How the lives of girls in Sierra Leonehave changed since their historic victory at the ECOWAS Court

In December 2019, the Economic Community of West African States (ECOWAS) Court of Justice found Sierra Leone's ban that prohibited pregnant schoolgirls from attending school to be in violation of the right of pregnant girls to education. In March 2020, the government of Sierra Leone lifted the discriminatory ban. To mark a year since this historic judgment, we caught up with Hannah Yambasu, Executive Director of Women Against Violence and Exploitation in Society (W.A.V.E.S), one of our partners in the filing.

What has the situation been like for Sierra Leonean girls since the verdict last year?

We have two schools of thought in the country – those that support pregnant schoolgirls and believe that they should be allowed to attend school and those that are against them. We are slowly getting people on board to being supportive, though changing perceptions around social and gender issues is not easy.

When we were fighting against female genital mutilation (FGM), there was a lot of opposition. People thought that it was a western agenda but we now have many more people believing in the elimination of FGM. We are facing the same challenges with regard to the acceptance and normalization of pregnant school girls attending school. While it is seen as a controversial issue by some people, we will not back down in advocating for every girl’s right to education.

The verdict set a precedent for pregnant school girls attending school without any limitations. Locking girls out of our education system is a double violation of their rights because some are victims of sexual abuse or sexual violation. I believe that we will realize change one step at a time.
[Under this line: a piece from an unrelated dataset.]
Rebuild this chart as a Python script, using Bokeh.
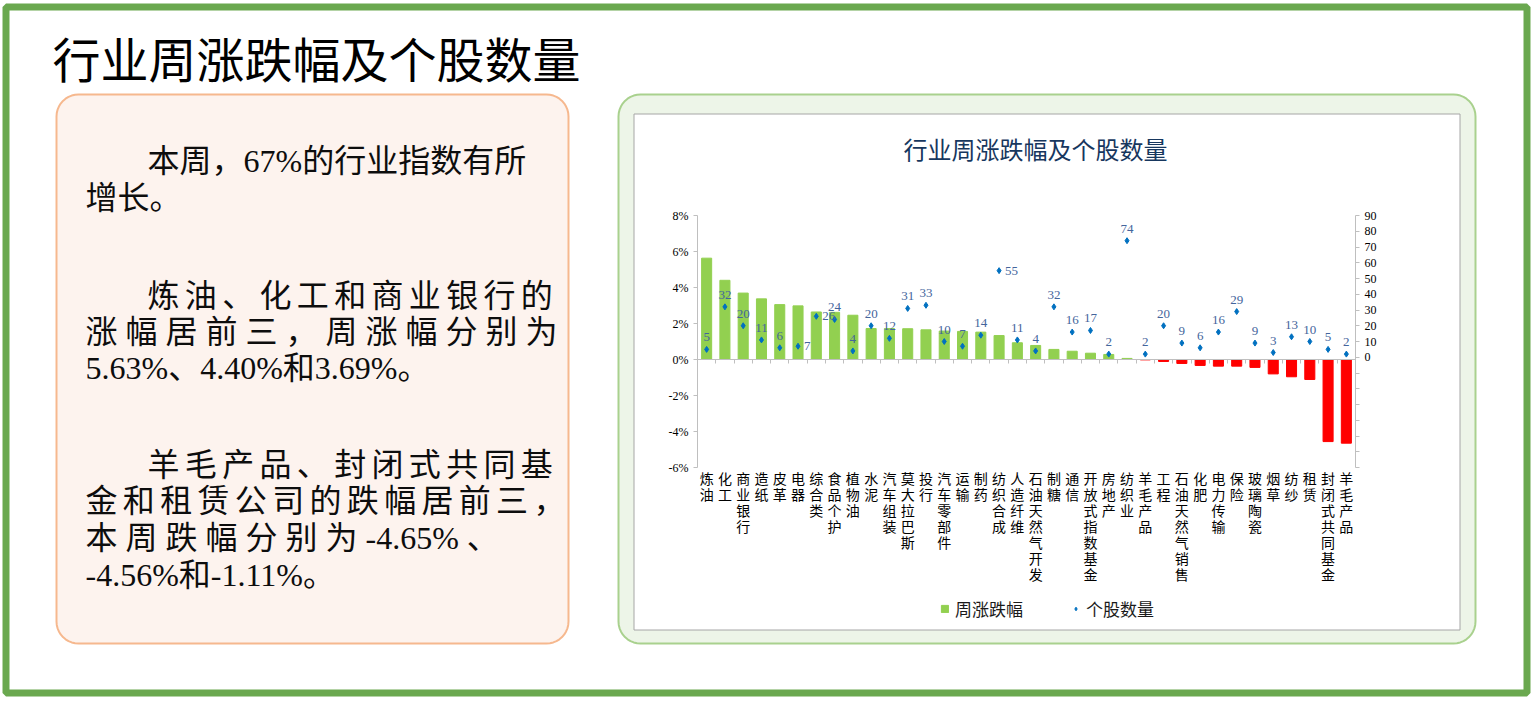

We cannot leave any girl behind and we will intensify our efforts by continuing to urge the government to put in place strategies that will ensure that all pregnant school girls are allowed to go to school and to have access to equal opportunities in education.

What did the verdict mean for girls in Sierra Leone?
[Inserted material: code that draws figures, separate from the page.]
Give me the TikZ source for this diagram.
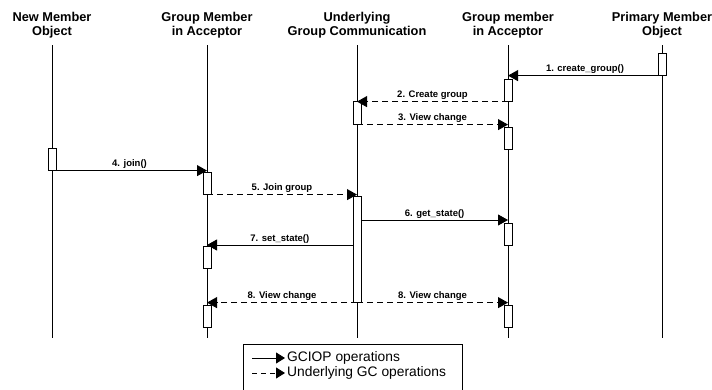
\documentclass[tikz,border=0pt]{standalone}
\usepackage{fontspec}
\setmainfont{Liberation Sans}
\usetikzlibrary{positioning, arrows.meta}

\begin{document}
\begin{tikzpicture}[
  x=1pt, y=-1pt,
  head/.style={font=\fontsize{12.8}{14}\selectfont\bfseries, align=center, anchor=north, inner sep=0pt},
  msg/.style={font=\fontsize{9.5}{10}\selectfont\bfseries, midway, above, inner sep=1.5pt},
  act/.style={draw, fill=white, line width=0.6pt, minimum width=8pt, inner sep=0pt, anchor=north},
  life/.style={line width=0.9pt},
  call/.style={line width=0.9pt, -{Triangle[length=10pt, width=11pt]}},
  async/.style={call, dash pattern=on 6pt off 4pt},
  legtext/.style={font=\fontsize{13.8}{15}\selectfont, anchor=west, inner sep=2pt}
]
  \useasboundingbox (0,0) rectangle (712,389);

  % Participants
  \node[head] (nmo) at (52,12)  {New Member\\Object};
  \node[head] (gma) at (207,12) {Group Member\\in Acceptor};
  \node[head] (ugc) at (357,12) {Underlying\\Group Communication};
  \node[head] (gmb) at (508,12) {Group member\\in Acceptor};
  \node[head] (pmo) at (662,12) {Primary Member\\Object};

  % Lifelines
  \coordinate (t1) at (52,45);  \coordinate (b1) at (52,338);
  \coordinate (t2) at (207,45); \coordinate (b2) at (207,338);
  \coordinate (t3) at (357,45); \coordinate (b3) at (357,338);
  \coordinate (t4) at (508,45); \coordinate (b4) at (508,338);
  \coordinate (t5) at (662,45); \coordinate (b5) at (662,338);
  \draw[life] (t1) -- (b1);
  \draw[life] (t2) -- (b2);
  \draw[life] (t3) -- (b3);
  \draw[life] (t4) -- (b4);
  \draw[life] (t5) -- (b5);

  % Activation boxes
  \node[act, minimum height=22pt]  (a1)  at (662,53)  {};
  \node[act, minimum height=22pt]  (a2)  at (508,79)  {};
  \node[act, minimum height=23pt]  (a3)  at (357,101) {};
  \node[act, minimum height=22pt]  (a4)  at (508,127) {};
  \node[act, minimum height=22pt]  (a5)  at (52,148)  {};
  \node[act, minimum height=22pt]  (a6)  at (207,172) {};
  \node[act, minimum height=106pt] (a7)  at (357,196) {};
  \node[act, minimum height=22pt]  (a8)  at (508,223) {};
  \node[act, minimum height=22pt]  (a9)  at (207,246) {};
  \node[act, minimum height=22pt]  (a10) at (207,305) {};
  \node[act, minimum height=22pt]  (a11) at (508,305) {};

  % Messages
  \draw[call] (a1.south) -- (a1.south -| t4) node[msg] {1. create\_group()};
  \draw[async] (a2.south) -- (a2.south -| t3) node[msg] {2. Create group};
  \draw[async] (a3.south) -- (a3.south -| t4) node[msg] {3. View change};
  \draw[call] (a5.south) -- (a5.south -| t2) node[msg] {4. join()};
  \draw[async] (a6.south) -- (a6.south -| t3) node[msg] {5. Join group};
  \coordinate (m6) at (357,220);
  \draw[call] (m6 -| a7.east) -- (m6 -| t4) node[msg] {6. get\_state()};
  \coordinate (m7) at (357,245);
  \draw[call] (m7 -| a7.west) -- (m7 -| t2) node[msg] {7. set\_state()};
  \draw[async] (a7.south) -- (a7.south -| t2) node[msg] {8. View change};
  \draw[async] (a7.south) -- (a7.south -| t4) node[msg] {8. View change};

  % Legend
  \draw[line width=0.6pt] (243,392) -- (243,344) -- (462,344) -- (462,392);
  \node[legtext] (lg1) at (285,358) {GCIOP operations};
  \node[legtext] (lg2) at (285,373) {Underlying GC operations};
  \coordinate (ls1) at (252,358);
  \coordinate (ls2) at (252,373);
  \draw[call, -{Triangle[length=9pt, width=11pt]}] (ls1) -- (lg1.west);
  \draw[async, dash pattern=on 5pt off 4pt, -{Triangle[length=9pt, width=11pt]}] (ls2) -- (lg2.west);
\end{tikzpicture}
\end{document}
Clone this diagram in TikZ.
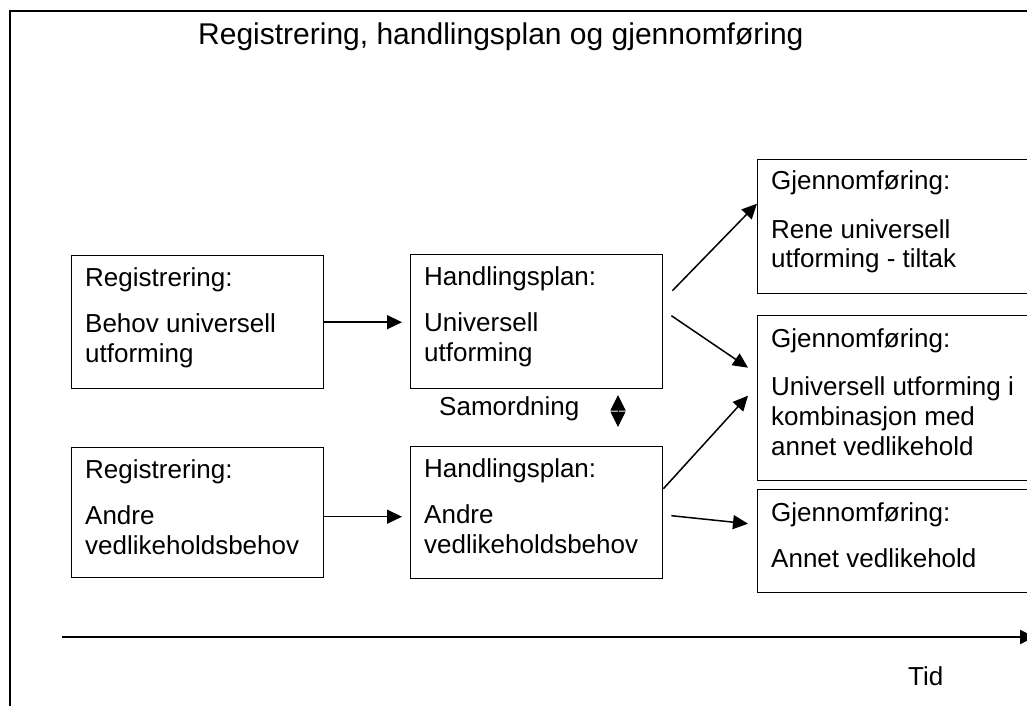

For me, the verdict meant that girls would have access to education without any limitations – that if any school girl conceived and wanted to go back to school, then school authorities would not prohibit her from attending school. Schools must be willing to accept and take pregnant school girls to class. We will continue fighting for girls so that they can freely access education.

The lifting of the ban by the government was a big step in the promotion of equal rights to education for girls. We have for the first time since the ban was effected, seen pregnant schools allowed to sit for their final exams.

I am seeing changes. The government is looking at the issues that we are raising. This is a win – the children have won.

How has COVID-19 impacted girls in Sierra Leone?

The government lifted the ban against pregnant schoolgirls in March 2020. But by this time the COVID-19 pandemic had already begun. We had to slow down our campaigns to get girls back to school but we have picked up the pace and remain committed to pushing for girls’ right to education.

We borrowed heavily from the lessons that we learned during the Ebola crisis and put in place mechanisms that protected our girls from being violated during the COVID-19 period. Because of this, our girls have not been as widely affected by measures imposed to curb COVID-19 as they have been in other countries.

What does the future hold?

I see a bright future for our girls as long as we don’t relent. If we continue pushing for girls’ rights, we will see change. The more we engage girls individually and collectively, urging them to demand more from the government, the community, and themselves, the more we will see change.